Mojo currently appears to "solve" this problem by disallowing side-effects during specialization, but I assume this constraint will be lifted at some point, because side-effects such as reading from a file will be very useful.

Reading from a file is not really a side effect, and yeah we do intend to support that in a way that is sane and possible to reason about. The interpreter's side effect model is intentionally designed to ensure compile time code only does sane things. Observative mutability will probably never be allowed in comptime function calls.

This suggests that perhaps only variables and literals should be allowed in types, because they are guaranteed not to have side-effects?

1+2 is a function call, and most things in Mojo are function calls so we have to model this. We can model pure functions in the type system, for instance

But @Mogball says that evaluation of + prior to type-checking is necessary, and it is obviously a pure function, so maybe this can be a privileged function, that is allowed to appear in types. (I'd be interested in seeing some examples of where evaluation of + prior to type-checking is necessary. I don't know of any.)

Concating a tensor is an example of where you want the result type to be refined.

[nmsmith]

1+2 is a function call

@Mogball Yes, sorry, I amended my post with a bit more discussion about + shortly before you replied. I appreciate that it's a function call, not a built-in operation.

We can model pure functions in the type system, for instance

I'd love to see that, but that would obviously present an extraordinary challenge. (Last year, I wrote a massive post with half-baked ideas about purity on the discussion forum.
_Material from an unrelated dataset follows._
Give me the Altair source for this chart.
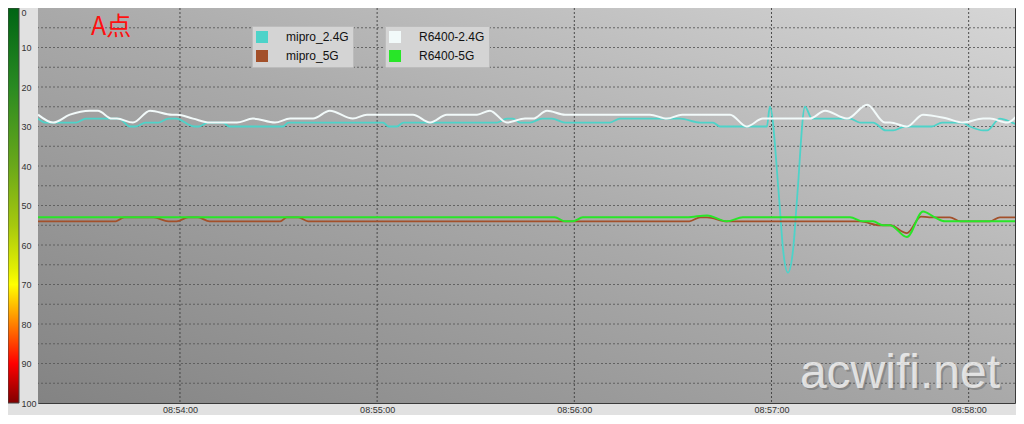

That helped me realize how thorny an issue it is.)

[nmsmith]

Actually, I suppose even the use of literals in types can trigger side-effects, because passing a literal as a parameter often implies a conversion to another type:

struct Foo[x: Int32]: pass
# The following annotation:
var x: Foo[0]
# Is the same as:
var x: Foo[Int32(0)]

This is perhaps incontrovertible evidence that the compiler needs to reason about purity somehow.